Exercise aim
Repeat the whole listing exactly as written.

Data to process
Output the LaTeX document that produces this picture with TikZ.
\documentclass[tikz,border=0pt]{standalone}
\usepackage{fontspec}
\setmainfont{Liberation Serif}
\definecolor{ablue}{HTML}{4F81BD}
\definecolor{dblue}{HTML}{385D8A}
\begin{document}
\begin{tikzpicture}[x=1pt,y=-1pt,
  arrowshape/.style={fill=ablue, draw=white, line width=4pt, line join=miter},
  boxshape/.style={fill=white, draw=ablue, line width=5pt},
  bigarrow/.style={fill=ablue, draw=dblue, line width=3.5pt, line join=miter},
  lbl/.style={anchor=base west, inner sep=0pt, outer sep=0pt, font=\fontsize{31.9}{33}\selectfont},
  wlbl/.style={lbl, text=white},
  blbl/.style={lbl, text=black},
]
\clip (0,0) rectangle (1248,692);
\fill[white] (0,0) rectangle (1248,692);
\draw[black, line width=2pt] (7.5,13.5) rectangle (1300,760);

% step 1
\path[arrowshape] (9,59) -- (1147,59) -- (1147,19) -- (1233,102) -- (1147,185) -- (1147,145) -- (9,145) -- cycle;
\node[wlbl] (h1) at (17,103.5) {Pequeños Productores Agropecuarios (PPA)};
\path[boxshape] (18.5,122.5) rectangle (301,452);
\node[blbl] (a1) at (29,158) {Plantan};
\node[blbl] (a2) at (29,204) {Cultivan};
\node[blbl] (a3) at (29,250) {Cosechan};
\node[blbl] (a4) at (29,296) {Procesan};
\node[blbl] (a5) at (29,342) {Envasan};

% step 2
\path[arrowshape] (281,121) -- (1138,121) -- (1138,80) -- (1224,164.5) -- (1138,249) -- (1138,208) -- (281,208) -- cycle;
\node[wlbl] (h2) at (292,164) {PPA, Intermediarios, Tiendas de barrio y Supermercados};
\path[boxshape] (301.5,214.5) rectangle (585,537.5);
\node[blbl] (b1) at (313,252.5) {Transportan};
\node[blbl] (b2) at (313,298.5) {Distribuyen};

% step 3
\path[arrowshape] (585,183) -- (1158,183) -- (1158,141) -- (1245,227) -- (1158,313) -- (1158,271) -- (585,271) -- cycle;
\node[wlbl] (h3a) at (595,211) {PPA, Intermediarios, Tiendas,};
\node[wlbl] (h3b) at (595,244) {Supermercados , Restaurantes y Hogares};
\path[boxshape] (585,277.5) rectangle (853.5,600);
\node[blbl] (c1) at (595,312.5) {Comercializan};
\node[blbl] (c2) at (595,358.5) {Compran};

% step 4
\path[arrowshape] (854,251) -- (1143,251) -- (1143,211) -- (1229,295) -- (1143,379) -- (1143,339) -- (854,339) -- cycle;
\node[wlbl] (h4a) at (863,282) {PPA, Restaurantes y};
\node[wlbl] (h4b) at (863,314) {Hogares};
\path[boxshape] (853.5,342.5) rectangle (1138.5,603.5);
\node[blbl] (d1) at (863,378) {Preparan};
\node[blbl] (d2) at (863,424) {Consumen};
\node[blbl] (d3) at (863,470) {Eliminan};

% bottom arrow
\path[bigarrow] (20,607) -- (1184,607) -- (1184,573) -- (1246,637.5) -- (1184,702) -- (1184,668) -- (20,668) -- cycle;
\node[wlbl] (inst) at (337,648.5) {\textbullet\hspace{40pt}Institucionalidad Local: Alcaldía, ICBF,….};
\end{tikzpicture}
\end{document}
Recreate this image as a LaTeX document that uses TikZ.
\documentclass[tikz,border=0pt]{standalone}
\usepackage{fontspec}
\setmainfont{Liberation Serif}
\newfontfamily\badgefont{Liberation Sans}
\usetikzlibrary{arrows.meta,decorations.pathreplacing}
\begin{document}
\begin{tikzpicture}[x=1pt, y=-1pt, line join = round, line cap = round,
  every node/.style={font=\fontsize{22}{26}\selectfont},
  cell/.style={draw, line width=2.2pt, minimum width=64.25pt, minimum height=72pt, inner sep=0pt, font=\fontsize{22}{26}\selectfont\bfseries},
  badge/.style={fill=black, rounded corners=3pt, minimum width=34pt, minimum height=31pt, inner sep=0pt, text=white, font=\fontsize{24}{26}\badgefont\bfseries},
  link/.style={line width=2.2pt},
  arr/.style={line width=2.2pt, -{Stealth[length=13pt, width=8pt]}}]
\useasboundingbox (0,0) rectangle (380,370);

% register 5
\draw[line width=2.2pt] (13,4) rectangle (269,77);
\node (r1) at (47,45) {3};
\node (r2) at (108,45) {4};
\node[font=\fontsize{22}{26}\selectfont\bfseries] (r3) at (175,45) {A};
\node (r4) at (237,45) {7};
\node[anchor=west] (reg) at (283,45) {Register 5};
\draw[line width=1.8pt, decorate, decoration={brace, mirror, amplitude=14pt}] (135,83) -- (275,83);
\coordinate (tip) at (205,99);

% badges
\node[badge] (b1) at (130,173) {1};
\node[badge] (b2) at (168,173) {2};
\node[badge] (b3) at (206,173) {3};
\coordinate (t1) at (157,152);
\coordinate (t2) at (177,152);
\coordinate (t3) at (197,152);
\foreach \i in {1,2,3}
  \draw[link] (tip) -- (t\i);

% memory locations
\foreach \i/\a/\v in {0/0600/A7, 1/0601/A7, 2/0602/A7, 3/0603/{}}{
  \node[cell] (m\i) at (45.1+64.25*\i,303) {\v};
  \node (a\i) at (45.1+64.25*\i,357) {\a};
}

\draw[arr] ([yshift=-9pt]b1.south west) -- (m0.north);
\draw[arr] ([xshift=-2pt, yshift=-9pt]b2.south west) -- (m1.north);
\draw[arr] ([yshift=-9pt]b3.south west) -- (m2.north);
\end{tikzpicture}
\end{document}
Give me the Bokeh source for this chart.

The completed task
Output the LaTeX document that produces this picture with TikZ.
\documentclass[tikz,border=0pt]{standalone}
\usepackage{fontspec}
\setmainfont{Liberation Serif}
\definecolor{ablue}{HTML}{4F81BD}
\definecolor{dblue}{HTML}{385D8A}
\begin{document}
\begin{tikzpicture}[x=1pt,y=-1pt,
  arrowshape/.style={fill=ablue, draw=white, line width=4pt, line join=miter},
  boxshape/.style={fill=white, draw=ablue, line width=5pt},
  bigarrow/.style={fill=ablue, draw=dblue, line width=3.5pt, line join=miter},
  lbl/.style={anchor=base west, inner sep=0pt, outer sep=0pt, font=\fontsize{31.9}{33}\selectfont},
  wlbl/.style={lbl, text=white},
  blbl/.style={lbl, text=black},
]
\clip (0,0) rectangle (1248,692);
\fill[white] (0,0) rectangle (1248,692);
\draw[black, line width=2pt] (7.5,13.5) rectangle (1300,760);

% step 1
\path[arrowshape] (9,59) -- (1147,59) -- (1147,19) -- (1233,102) -- (1147,185) -- (1147,145) -- (9,145) -- cycle;
\node[wlbl] (h1) at (17,103.5) {Pequeños Productores Agropecuarios (PPA)};
\path[boxshape] (18.5,122.5) rectangle (301,452);
\node[blbl] (a1) at (29,158) {Plantan};
\node[blbl] (a2) at (29,204) {Cultivan};
\node[blbl] (a3) at (29,250) {Cosechan};
\node[blbl] (a4) at (29,296) {Procesan};
\node[blbl] (a5) at (29,342) {Envasan};

% step 2
\path[arrowshape] (281,121) -- (1138,121) -- (1138,80) -- (1224,164.5) -- (1138,249) -- (1138,208) -- (281,208) -- cycle;
\node[wlbl] (h2) at (292,164) {PPA, Intermediarios, Tiendas de barrio y Supermercados};
\path[boxshape] (301.5,214.5) rectangle (585,537.5);
\node[blbl] (b1) at (313,252.5) {Transportan};
\node[blbl] (b2) at (313,298.5) {Distribuyen};

% step 3
\path[arrowshape] (585,183) -- (1158,183) -- (1158,141) -- (1245,227) -- (1158,313) -- (1158,271) -- (585,271) -- cycle;
\node[wlbl] (h3a) at (595,211) {PPA, Intermediarios, Tiendas,};
\node[wlbl] (h3b) at (595,244) {Supermercados , Restaurantes y Hogares};
\path[boxshape] (585,277.5) rectangle (853.5,600);
\node[blbl] (c1) at (595,312.5) {Comercializan};
\node[blbl] (c2) at (595,358.5) {Compran};

% step 4
\path[arrowshape] (854,251) -- (1143,251) -- (1143,211) -- (1229,295) -- (1143,379) -- (1143,339) -- (854,339) -- cycle;
\node[wlbl] (h4a) at (863,282) {PPA, Restaurantes y};
\node[wlbl] (h4b) at (863,314) {Hogares};
\path[boxshape] (853.5,342.5) rectangle (1138.5,603.5);
\node[blbl] (d1) at (863,378) {Preparan};
\node[blbl] (d2) at (863,424) {Consumen};
\node[blbl] (d3) at (863,470) {Eliminan};

% bottom arrow
\path[bigarrow] (20,607) -- (1184,607) -- (1184,573) -- (1246,637.5) -- (1184,702) -- (1184,668) -- (20,668) -- cycle;
\node[wlbl] (inst) at (337,648.5) {\textbullet\hspace{40pt}Institucionalidad Local: Alcaldía, ICBF,….};
\end{tikzpicture}
\end{document}
Recreate this image as a LaTeX document that uses TikZ.
\documentclass[tikz,border=0pt]{standalone}
\usepackage{fontspec}
\setmainfont{Liberation Serif}
\newfontfamily\badgefont{Liberation Sans}
\usetikzlibrary{arrows.meta,decorations.pathreplacing}
\begin{document}
\begin{tikzpicture}[x=1pt, y=-1pt, line join = round, line cap = round,
  every node/.style={font=\fontsize{22}{26}\selectfont},
  cell/.style={draw, line width=2.2pt, minimum width=64.25pt, minimum height=72pt, inner sep=0pt, font=\fontsize{22}{26}\selectfont\bfseries},
  badge/.style={fill=black, rounded corners=3pt, minimum width=34pt, minimum height=31pt, inner sep=0pt, text=white, font=\fontsize{24}{26}\badgefont\bfseries},
  link/.style={line width=2.2pt},
  arr/.style={line width=2.2pt, -{Stealth[length=13pt, width=8pt]}}]
\useasboundingbox (0,0) rectangle (380,370);

% register 5
\draw[line width=2.2pt] (13,4) rectangle (269,77);
\node (r1) at (47,45) {3};
\node (r2) at (108,45) {4};
\node[font=\fontsize{22}{26}\selectfont\bfseries] (r3) at (175,45) {A};
\node (r4) at (237,45) {7};
\node[anchor=west] (reg) at (283,45) {Register 5};
\draw[line width=1.8pt, decorate, decoration={brace, mirror, amplitude=14pt}] (135,83) -- (275,83);
\coordinate (tip) at (205,99);

% badges
\node[badge] (b1) at (130,173) {1};
\node[badge] (b2) at (168,173) {2};
\node[badge] (b3) at (206,173) {3};
\coordinate (t1) at (157,152);
\coordinate (t2) at (177,152);
\coordinate (t3) at (197,152);
\foreach \i in {1,2,3}
  \draw[link] (tip) -- (t\i);

% memory locations
\foreach \i/\a/\v in {0/0600/A7, 1/0601/A7, 2/0602/A7, 3/0603/{}}{
  \node[cell] (m\i) at (45.1+64.25*\i,303) {\v};
  \node (a\i) at (45.1+64.25*\i,357) {\a};
}

\draw[arr] ([yshift=-9pt]b1.south west) -- (m0.north);
\draw[arr] ([xshift=-2pt, yshift=-9pt]b2.south west) -- (m1.north);
\draw[arr] ([yshift=-9pt]b3.south west) -- (m2.north);
\end{tikzpicture}
\end{document}
Give me the Bokeh source for this chart.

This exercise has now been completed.